Manufacture of Lithium-Sulfur Battery

(32) The cathode formed in Example 2 was used as a cathode, and a liquid electrolyte prepared by dissolving LiTFSI with a concentration of 1 M in TEGDME/DIOX mixed in a volume ratio of 5:5 was used as an electrolyte. A lithium-sulfur battery was manufactured using a lithium foil cathode with a thickness of 200 μm. As a result of a peel-off test, the adhesion between the cathode current collector of Example 1 and the cathode slurry (i.e., the cathode material) was higher than that of a typical current collector made of aluminum foil.

(33) The surface area of the current collector manufactured in the above manner is increased to in turn increase the reaction area (see FIG. 4), which in turn improves the adhesion between the electrode material and the current collector, thereby improving the performance of the electrical energy storage device.

(34) As shown in FIG. 5, the cathode 15 manufactured by the above-described process includes: a cathode current collector 13 including an aluminum foil layer 10 having a high specific surface area, on which an alumina film 11 having a nanoporous structure is formed, and a conductive carbon layer 12 having a high specific surface area and coated on the surface of the aluminum foil layer 10; and a cathode material layer 14 coated on the surface of the cathode current collector 13. This cathode material layer 14 includes a cathode active material, a conductive material, and a binder.

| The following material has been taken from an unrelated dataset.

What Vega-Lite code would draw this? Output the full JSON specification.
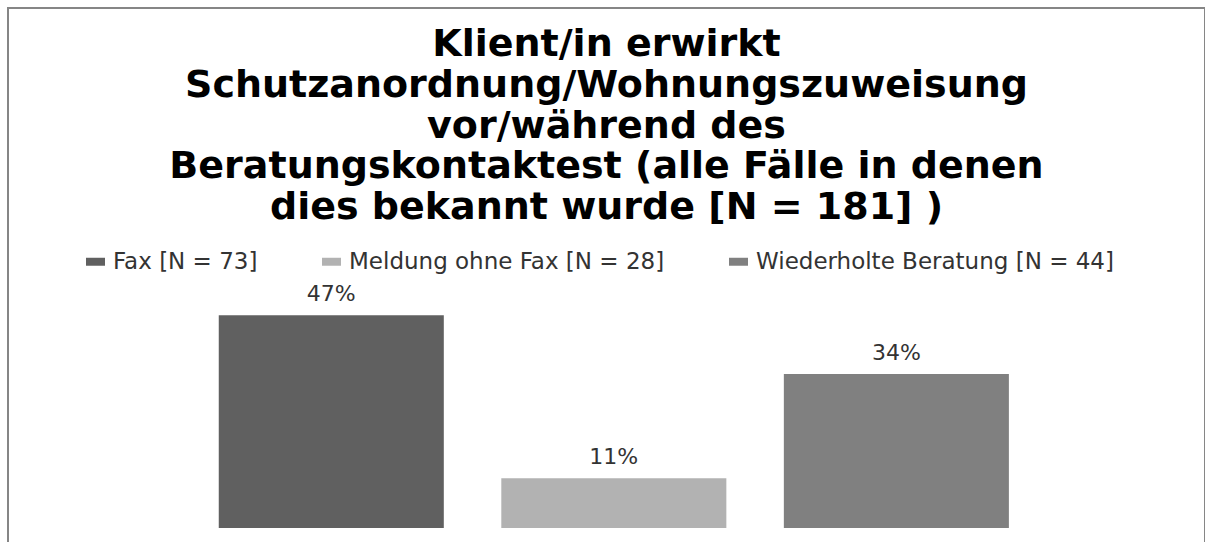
{
  "$schema": "https://vega.github.io/schema/vega-lite/v6.json",
  "width": 1197,
  "height": 540,
  "autosize": {"type": "none"},
  "padding": {"left": 8, "top": 8, "right": 0, "bottom": 0},
  "background": "white",
  "config": {
    "view": {"stroke": "#868686", "strokeWidth": 2},
    "font": "DejaVu Sans"
  },
  "title": {
    "text": ["Klient/in erwirkt", "Schutzanordnung/Wohnungszuweisung", "vor/während des", "Beratungskontaktest (alle Fälle in denen", "dies bekannt wurde [N = 181] )"],
    "fontSize": 38,
    "font": "DejaVu Sans",
    "fontWeight": "bold",
    "color": "#000000",
    "lineHeight": 40.7,
    "anchor": "middle",
    "frame": "group",
    "orient": "top",
    "baseline": "alphabetic",
    "offset": -249
  },
  "data": {
    "values": [
      {"category": "Fax [N = 73]", "value": 0.47},
      {"category": "Meldung ohne Fax [N = 28]", "value": 0.11},
      {"category": "Wiederholte Beratung [N = 44]", "value": 0.34}
    ]
  },
  "encoding": {
    "x": {
      "field": "category",
      "type": "nominal",
      "sort": null,
      "axis": null,
      "scale": {"paddingInner": 0.2035, "paddingOuter": 0.72, "align": 0.518}
    },
    "y": {
      "field": "value",
      "type": "quantitative",
      "axis": null,
      "scale": {"domain": [-0.0442, 1.1484], "nice": false}
    }
  },
  "layer": [
    {
      "mark": {"type": "bar"},
      "encoding": {
        "color": {
          "field": "category",
          "type": "nominal",
          "sort": null,
          "scale": {"range": ["#606060", "#b2b2b2", "#808080"]},
          "legend": {
            "orient": "none",
            "legendX": 76,
            "legendY": 242,
            "direction": "horizontal",
            "title": null,
            "labelFontSize": 23,
            "labelFont": "DejaVu Sans",
            "labelColor": "#333333",
            "symbolType": "M-1,-0.42H1V0.42H-1Z",
            "symbolSize": 361,
            "symbolStrokeWidth": 0,
            "columnPadding": 62,
            "labelOffset": 6,
            "labelLimit": 0
          }
        }
      }
    },
    {
      "mark": {"type": "text", "dy": -14, "baseline": "alphabetic", "fontSize": 22, "color": "#333333", "font": "DejaVu Sans"},
      "encoding": {
        "text": {"field": "value", "type": "quantitative", "format": ".0%"}
      }
    }
  ]
}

(35) Moreover, the electrical energy storage device manufactured by the above-described process includes a first cathode 15 having a cathode current collector 13, which includes an aluminum foil layer 10 having a high specific surface area, on which an alumina film 11 having a nanoporous structure is formed, and a conductive carbon layer 12 having a high specific surface area and coated on the surface of the aluminum foil layer 10, and a cathode material layer 14 coated on the surface of the cathode current collector 13. Again the cathode material layer includes a cathode active material, a conductive material, and a binder. The electrical energy storage device also includes a second cathode (not shown) formed of a cathode slurry containing a cathode active material; and an electrolyte.

(36) Meanwhile, in the case of the aluminum anodic oxide structure formed on the surface of the cathode current collector, a gain in surface area is achieved depending on the pore size and depth of the alumina film, which can be calculated using a simple schematic model shown in FIG. 3. If the surface area of the current collector before the aluminum anodic oxide process is A.sub.0 and if a plurality of square pores with a length of d and a height of H are formed at an interval of d on the surface of the current collector, the surface area A can be calculated as follows:
Surface area A=A.sub.0*(1+H/d)

(37) Therefore, if a plurality of pores with a diameter of 100 nm and a depth of 3 μm are formed at an interval of 180 nm on the surface of the current collector, the gain in surface area due to the anodic oxidation reaches about 31 times.

(38) As described above, the method for manufacturing the cathode current collector according to the present invention increases the specific surface area of the cathode current collector to in turn increase the contact area between the current collector and the electrode material, which in turn improves the adhesion between the electrode material and the current collector and further provides a high reaction surface area, thereby improving the performance of the electrical energy storage. Moreover, the cathode current collector according to the present invention increases electrical conductivity by the carbon layer coated on the surface thereof, prevents corrosion of the aluminum current collector due to the electrolyte, and improves adhesion with the electrode material.

(39) The invention has been described in detail with reference to exemplary embodiments thereof. However, it will be appreciated by those skilled in the art that changes may be made in these embodiments without departing from the principles and spirit of the invention, the scope of which is defined in the appended claims and their equivalents.